George Land and Beth Jarman, in their 1992 book, "Breakpoint and Beyond," describe a longitudinal study that Land conducted beginning in the late 1960s. It employed repeated administrations of eight tests of divergent thinking that had been used by NASA to measure the potential for creative work by its engineers and scientists.

Divergent thinking tests, based on the work of J.P. Guilford in the 1950s, measure an individual's ability to envision multiple solutions to a problem. According to Guilford, divergent thinkers not only can quickly generate multiple approaches to solving a problem, but they are also able to simultaneously consider the utility of a variety of alternatives and, in the process, come up with truly original notions about how to solve a vexing problem. As you might suspect, an individual's divergent thinking test scores do not correlate with their IQ scores, as the tests measure distinctly different abilities.

In the Land study, 1,600 three-to five-year-old kids were given the divergent thinking test battery and 98 percent of those tested scored in the top tier; a level they called creative "genius." When the very same cohort of kids was tested five years later, only 32 percent scored in this top tier. After another five years, only 10 percent of the same kids scored in the top tier. By 1992, 200,000 adults had taken the same battery of tests and only 2 percent scored in the top tier.

Why? What happened to the nearly universal mental flexibility and creativity of those preschoolers and kindergarteners in just a few short years?

We know that our mental models--psychologists like to call them "schemas"--are profoundly shaped by our schooling experiences. The schemas we learn, in and out of school, facilitate problem solving and help us to quickly process the flood of information coming into our senses.

The "goals-and-objectives" model of schooling strongly encourages students to adopt fixed mental models of how things work and endlessly requires them to demonstrate that they can apply these models in practice. We punish students who can't or won't master the approved set of mental models by labeling them as stupid or "not college material."

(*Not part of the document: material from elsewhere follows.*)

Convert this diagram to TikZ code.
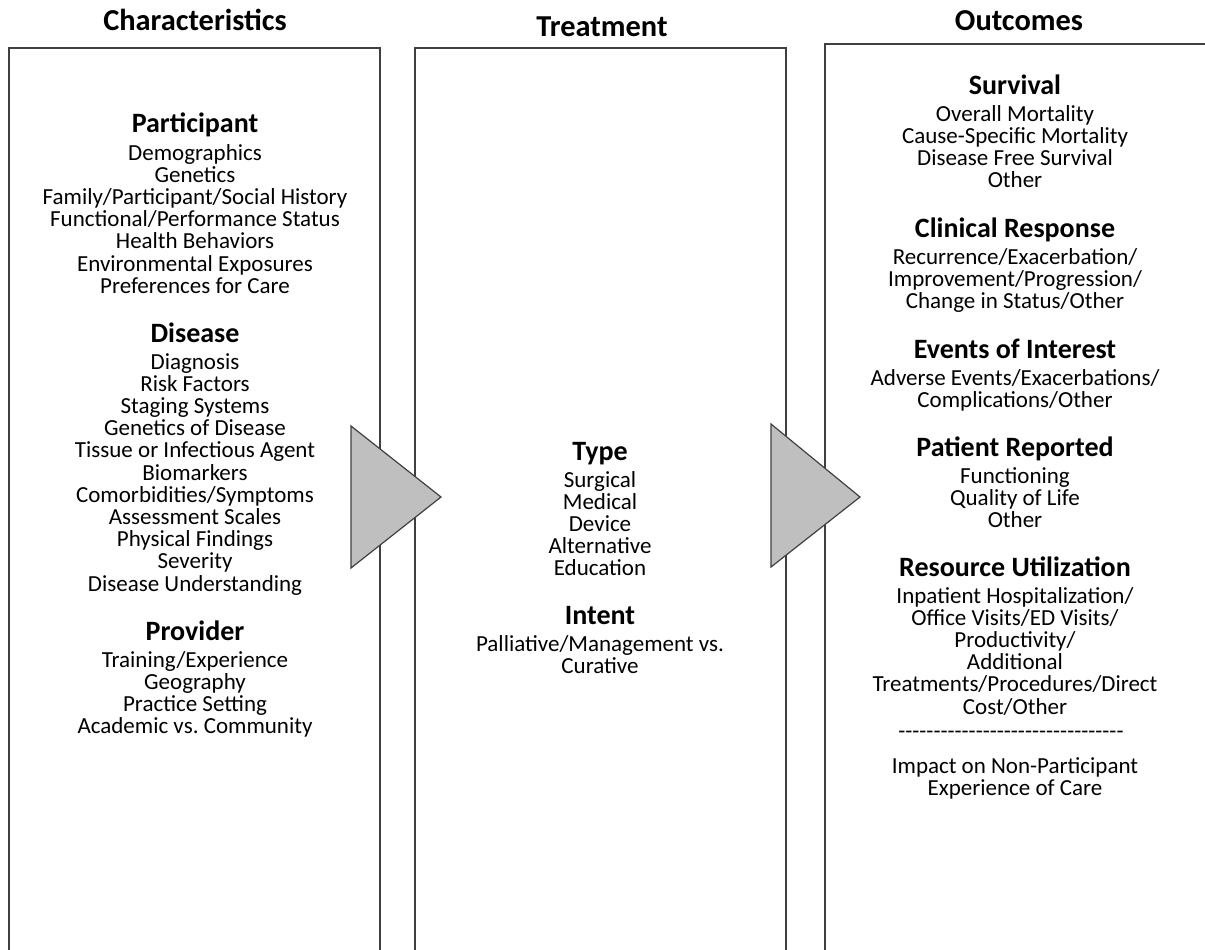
\documentclass[tikz,border=0pt]{standalone}
\usepackage{fontspec}
\setmainfont{Carlito}
\definecolor{boxline}{RGB}{64,64,64}
\definecolor{arrowfill}{RGB}{191,191,191}
\newcommand{\hy}{-\kern0pt}
\frenchspacing
\begin{document}
\begin{tikzpicture}[x=0.5pt,y=-0.5pt,
  item/.style={font=\fontsize{11.5}{13}\selectfont, anchor=base, inner sep=0pt},
  head/.style={font=\fontsize{14}{16}\selectfont\bfseries, anchor=base, inner sep=0pt},
  colhead/.style={font=\fontsize{15.2}{17}\selectfont\bfseries, anchor=base, inner sep=0pt},
  frame/.style={draw=boxline, line width=0.75pt},
  arrowtri/.style={draw=boxline, fill=arrowfill, line width=0.6pt, line join=miter}]
\useasboundingbox (0,0) rectangle (1205,949);
\begin{scope}
\clip (0,0) rectangle (1205,949);
\draw[frame] (9,960) -- (9,48) -- (380,48) -- (380,960);
\draw[frame] (415,960) -- (415,48) -- (786,48) -- (786,960);
\draw[frame] (825,960) -- (825,44) -- (1215,44);
\end{scope}
\draw[arrowtri] (351,426) -- (441,497) -- (351,568) -- cycle;
\draw[arrowtri] (771,424) -- (860,497) -- (771,567) -- cycle;

% column headers
\node[colhead] (hchar) at (195,30) {Characteristics};
\node[colhead] (htreat) at (602,36) {Treatment};
\node[colhead] (hout) at (1019,30) {Outcomes};

% Characteristics
\node[head] (participant) at (195,132) {Participant};
\foreach \t [count=\i] in {Demographics,Genetics,Family/Participant/Social History,Functional/Performance Status,Health Behaviors,Environmental Exposures,Preferences for Care}
  \node[item] (part\i) at (195,160+22.2*\i-22.2) {\t};
\node[head] (disease) at (195,342) {Disease};
\foreach \t [count=\i] in {Diagnosis,Risk Factors,Staging Systems,Genetics of Disease,Tissue or Infectious Agent,Biomarkers,Comorbidities/Symptoms,Assessment Scales,Physical Findings,Severity,Disease Understanding}
  \node[item] (dis\i) at (195,369+22.2*\i-22.2) {\t};
\node[head] (provider) at (195,640) {Provider};
\foreach \t [count=\i] in {Training/Experience,Geography,Practice Setting,Academic vs. Community}
  \node[item] (prov\i) at (195,667+22.2*\i-22.2) {\t};

% Treatment
\node[head] (type) at (600,460) {Type};
\foreach \t [count=\i] in {Surgical,Medical,Device,Alternative,Education}
  \node[item] (type\i) at (600,487+22.2*\i-22.2) {\t};
\node[head] (intent) at (600,624) {Intent};
\foreach \t [count=\i] in {Palliative/Management vs.,Curative}
  \node[item] (intent\i) at (600,651+22.2*\i-22.2) {\t};

% Outcomes
\node[head] (survival) at (1015,94) {Survival};
\foreach \t [count=\i] in {Overall Mortality,Cause-Specific Mortality,Disease Free Survival,Other}
  \node[item] (surv\i) at (1015,121+22.2*\i-22.2) {\t};
\node[head] (clinical) at (1015,237) {Clinical Response};
\foreach \t [count=\i] in {Recurrence/Exacerbation/,Improvement/Progression/,Change in Status/Other}
  \node[item] (clin\i) at (1015,264+22.2*\i-22.2) {\t};
\node[head] (events) at (1015,358) {Events of Interest};
\foreach \t [count=\i] in {Adverse Events/Exacerbations/,Complications/Other}
  \node[item] (ev\i) at (1015,385+22.2*\i-22.2) {\t};
\node[head] (patient) at (1015,456) {Patient Reported};
\foreach \t [count=\i] in {Functioning,Quality of Life,Other}
  \node[item] (pat\i) at (1015,483+22.2*\i-22.2) {\t};
\node[head] (resource) at (1015,576) {Resource Utilization};
\foreach \t [count=\i] in {Inpatient Hospitalization/,Office Visits/ED Visits/,Productivity/,Additional,Treatments/Procedures/Direct,Cost/Other}
  \node[item] (res\i) at (1015,603+22.2*\i-22.2) {\t};
\node[item] (dashes) at (1011,738) {\hy\hy\hy\hy\hy\hy\hy\hy\hy\hy\hy\hy\hy\hy\hy\hy\hy\hy\hy\hy\hy\hy\hy\hy\hy\hy\hy\hy\hy\hy\hy\hy};
\node[item] (impact) at (1015,773) {Impact on Non-Participant};
\node[item] (experience) at (1015,795) {Experience of Care};
\end{tikzpicture}
\end{document}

In life, the first thing we do when we face a new challenge is to seek the counsel of others. In Schoolworld, we call that cheating. In life, we discover that solving real-world, messy, ambiguous problems often yields an endless myriad of possible answers with a dizzying array of associated consequences. In Schoolworld, we call that kind of thinking "fuzzy" or disparage it as subjective thinking.

Could it be that this protracted period of mastering other people's mental models--and the associated plug-and-chug that goes along with them--dulls an individual's ability to generate divergent notions on the fly? Could it be that letting these early gifts of divergent thinking and creative wonder lie fallow for so long actually puts our students at risk of being unable to adapt to the maelstrom of social and professional change that lies ahead of them? For their sakes, I hope not.